They said, bakso adalah makanan rakyat Indonesia. Sejauh ini, selama pergi kemana-mana saya selalu menemukan penjual bakso, atau mungkin saya hanya belum pergi terlalu jauh. Terlepas dari rasa enak atau tidaknya, kita ternyata pernah makan bakso, walau cuma sekali.
Jika untuk orang-orang bakso hanyalah sekadar makanan, buat saya dan keluarga, bakso juga sekaligus menjadi barang pengingat kenangan. A commemorative food to commemorate my grandfather. Beliau dulunya adalah seorang penjual bakso keliling, berjualan untuk menghidupi kedua anaknya (yang mana adalah ibu dan paman saya) agar bisa tetap sekolah. Beliau adalah seorang yang pendiam dan cenderung cuek, namun baik hati. Perhatian-perhatiannya ditunjukkan dengan gestur-gestur kecil seperti pertanyaan mau makan atau tidak jika kami ada di rumah juga menawari permen dari kantong plastik kemeja batiknya tiap kami bepergian. Saya masih ingat ketika dulu beliau masih membawa sepeda dengan kedua keranjang besar di belakangnya ke pasar dan saya masih bisa masuk ke dalamnya untuk ikut ke pasar, rasanya malu dan menyenangkan. Malu karena ditatap orang-orang yang lewat (anak kecil di keranjang tertawa kegirangan, who wouldn't notice eh?) tapi juga senang karena bisa main-main ke pasar. Ah, bahagia rasanya begitu sederhana.
Setelah memiliki cucu, mbah akung (mbah kakung-kakek, jawa) sudah tidak berjualan bakso dengan menggunakan gerobak lagi. Beliau berganti membuka toko kelontong di rumah serta berjualan gorengan di pagi hari. Bakso hanya dibuat jika ada pesanan. Bakso yang dibuat mbah akung saya terasa paling enak, karena memang begitu kenyataannya. Hahaha, setidaknya setiap kali saya makan bakso tidak pernah ada yang seenak buatannya. Rasa-rasanya dulu saya lebih sering makan bakso di luar hanya untuk membandingkan rasanya dengan rasa bakso si mbah. Sekarang setelah beliau pergi, saya sudah sangat jarang makan bakso di luar. Entah faktor bosan, atau karena saya tahu tidak ada yang seenak bakso buatan mbah akung. Saya baru makan bakso lagi di warung kecil beberapa minggu yang lalu bersama teman-teman waktu saya menyadari bahwa saya sudah lama tidak makan bakso di luar rumah. Saya masih makan bakso, tapi bakso bikinan rumah, yang dibuat ibu dan ayah saya dengan bumbu racikan mbah uti (mbah putri-nenek, jawa) sehingga rasanya masih sama dengan buatan mbah akung.

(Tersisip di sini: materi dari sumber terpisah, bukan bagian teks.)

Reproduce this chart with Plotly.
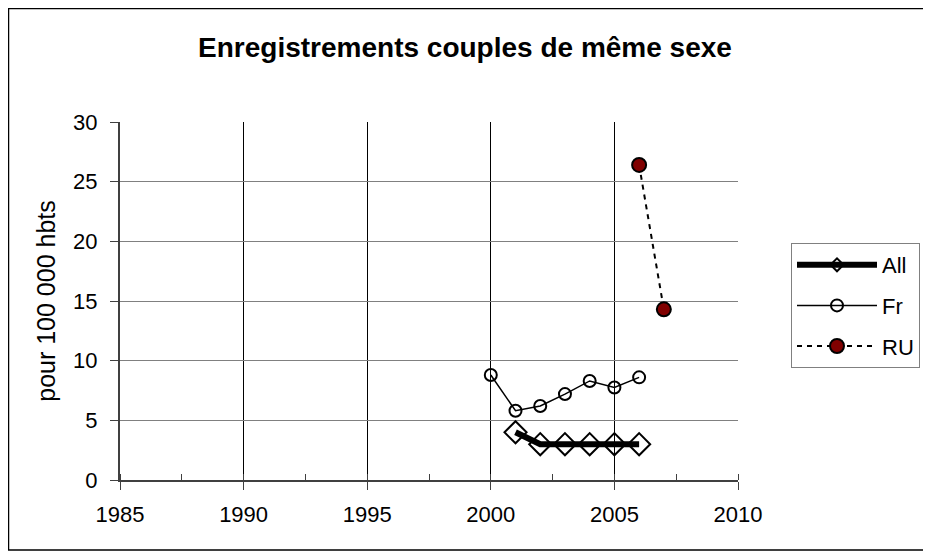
import plotly.graph_objects as go

# values
years_all = [2001, 2002, 2003, 2004, 2005, 2006]
vals_all = [4.0, 3.0, 3.0, 3.0, 3.0, 3.0]

years_fr = [2000, 2001, 2002, 2003, 2004, 2005, 2006]
vals_fr = [8.8, 5.8, 6.2, 7.2, 8.3, 7.75, 8.6]

years_ru = [2006, 2007]
vals_ru = [26.4, 14.3]

FONT = "Liberation Sans, Arial, sans-serif"

# page body has an 8px margin, so margins are shifted to compensate
L, R, T, B = 112, 201, 114, 85
PW = 931 - L - R
PH = 557 - T - B

fig = go.Figure()

fig.add_trace(go.Scatter(
    x=years_all, y=vals_all, name="All", mode="lines+markers", showlegend=False,
    line=dict(color="black", width=6),
    marker=dict(symbol="diamond-open", size=17, color="black", line=dict(width=2, color="black")),
))
# legend-only entry so the legend diamond stays small like the original
fig.add_trace(go.Scatter(
    x=[None], y=[None], name="All", mode="lines+markers", legendgroup="all",
    line=dict(color="black", width=6),
    marker=dict(symbol="diamond-open", size=10, color="black", line=dict(width=2, color="black")),
))
fig.add_trace(go.Scatter(
    x=years_fr, y=vals_fr, name="Fr", mode="lines+markers", legendgroup="fr",
    line=dict(color="black", width=1.5),
    marker=dict(symbol="circle-open", size=12, color="black", line=dict(width=2, color="black")),
))
fig.add_trace(go.Scatter(
    x=years_ru, y=vals_ru, name="RU", mode="lines+markers", legendgroup="ru",
    line=dict(color="black", width=2, dash="5px,5px"),
    marker=dict(symbol="circle", size=14, color="#800000", line=dict(width=2, color="black")),
))

fig.update_layout(
    width=931, height=557,
    margin=dict(l=L, r=R, t=T, b=B),
    paper_bgcolor="white", plot_bgcolor="white",
    font=dict(family=FONT, size=22, color="black"),
    title=dict(text="<b>Enregistrements couples de même sexe</b>",
               x=(465 - 8) / 931, xanchor="center", y=1 - 39 / 557, yanchor="middle",
               font=dict(size=28, family=FONT, color="black")),
    legend=dict(x=(783 - L) / PW, y=(472 - 235) / PH, xanchor="left", yanchor="top",
                bordercolor="#808080", borderwidth=1, bgcolor="white",
                font=dict(size=22, family=FONT), traceorder="grouped",
                tracegroupgap=9, itemwidth=80),
    showlegend=True,
)

fig.update_xaxes(
    range=[1985, 2010], dtick=5, tick0=1985,
    showgrid=True, gridcolor="black", gridwidth=1,
    showline=True, linecolor="#404040", linewidth=2,
    ticks="outside", ticklen=8, tickcolor="#404040",
    minor=dict(dtick=2.5, ticks="inside", ticklen=6, tickcolor="#404040", showgrid=False),
    zeroline=False, tickfont=dict(size=22), ticklabelstandoff=6,
)
fig.update_yaxes(
    range=[0, 30], dtick=5,
    showgrid=True, gridcolor="#808080", gridwidth=1,
    showline=True, linecolor="#404040", linewidth=2,
    ticks="outside", ticklen=8, tickcolor="#404040",
    zeroline=False, tickfont=dict(size=22), ticklabelstandoff=8,
    title=dict(text="pour 100 000 hbts", standoff=10, font=dict(size=25)),
)

# outer chart border
fig.add_shape(type="rect", xref="paper", yref="paper",
              x0=(0.5 - L) / PW, x1=(916 - L) / PW,
              y0=(T + PH - 542) / PH, y1=(T + PH - 0.5) / PH,
              line=dict(color="black", width=1.5), layer="below")

fig.write_html("out.html")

Sudah hampir 3 tahun beliau pergi, namun rasanya saya masih kangen beliau. Masih juga menyesali kenapa dulu tidak langsung menemui beliau di rumah sakit setelah pulang kuliah, jika ternyata malam harinya beliau berpulang. Hehe, saya jadi sebel sama diri saya sendiri kalau ingat itu. Tapi ya, mungkin memang sudah seharusnya seperti itu. Mbah akung, semoga baik-baik ya disana. Semoga kuburnya lapang dan terang. Allahummaghfirlahu warhamhu wa 'aafihi wa'fu 'anhu. Aamiin.